Loi climat et résilience : rénovation énergétique obligatoire
La loi Climat et Résilience de 2021 introduit de nouvelles obligations pour les bailleurs en matière de performance énergétique des logements :
- Interdiction progressive de louer les "passoires thermiques" (logements classés F et G) à partir de 2025
- Obligation de réaliser un audit énergétique pour les logements classés F et G mis en vente à partir de 2022
- Gel des loyers pour les logements énergivores à partir de 2023
Ces mesures visent à inciter les propriétaires à rénover leur parc immobilier pour améliorer son efficacité énergétique. Elles représentent un défi important pour de nombreux bailleurs, qui devront investir dans des travaux de rénovation pour continuer à louer leurs biens.
Encadrement des loyers : zones tendues et sanctions
L'encadrement des loyers, initialement expérimenté à Paris, a été étendu à d'autres villes situées en zone tendue. Ce dispositif fixe des loyers de référence que les bailleurs ne peuvent dépasser, sauf justification (logement exceptionnel).
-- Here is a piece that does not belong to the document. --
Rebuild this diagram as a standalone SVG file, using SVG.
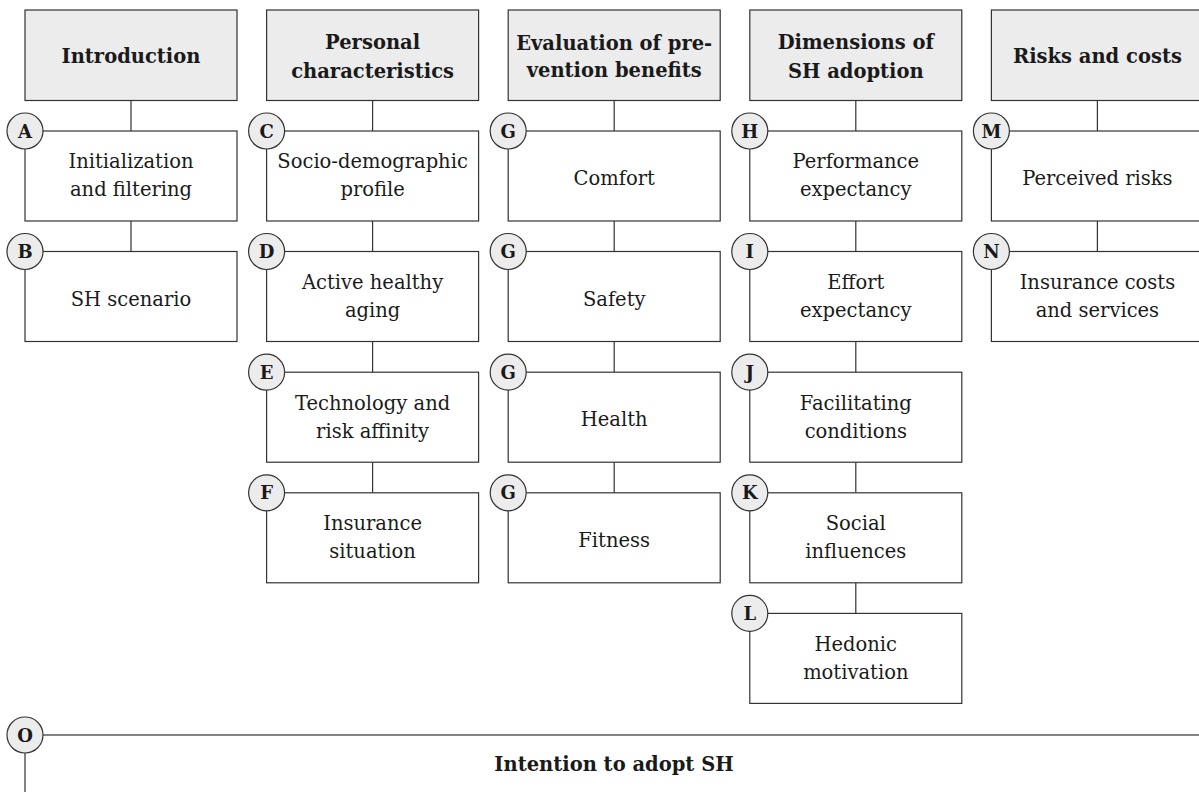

Les principales caractéristiques de l'encadrement des loyers sont :
- Définition d'un loyer de référence, d'un loyer majoré (+20%) et d'un loyer minoré (-30%) par zone géographique et type de logement
- Obligation pour le bailleur de respecter ces plafonds lors de la fixation du loyer initial ou du renouvellement du bail
- Sanctions financières en cas de non-respect (jusqu'à 5 000 € pour une personne physique et 15 000 € pour une personne morale)
Ce dispositif vise à modérer la hausse des loyers dans les zones où le marché immobilier est particulièrement tendu. Il impose aux bailleurs une vigilance accrue dans la fixation des loyers et peut impacter la rentabilité de certains investissements locatifs.
Bail mobilité : flexibilité et limites pour le bailleur
Introduit par la loi ELAN de 2018, le bail mobilité est un nouveau type de contrat de location meublée de courte durée (de 1 à 10 mois). Il vise à offrir plus de flexibilité aux locataires en situation de mobilité (étudiants, salariés en formation ou en mission temporaire).
Pour le bailleur, le bail mobilité présente plusieurs particularités :
- Durée limitée et non renouvelable
- Pas de dépôt de garantie autorisé
- Possibilité de demander une caution (garantie Visale obligatoirement proposée)
- Résiliation possible à tout moment par le locataire avec un préavis d'un mois
Ce nouveau type de bail offre une alternative intéressante pour les bailleurs souhaitant louer sur des périodes courtes sans passer par la location saisonnière. Cependant, il impose également certaines contraintes, notamment l'impossibilité de demander un dépôt de garantie, ce qui peut représenter un risque accru pour le bailleur.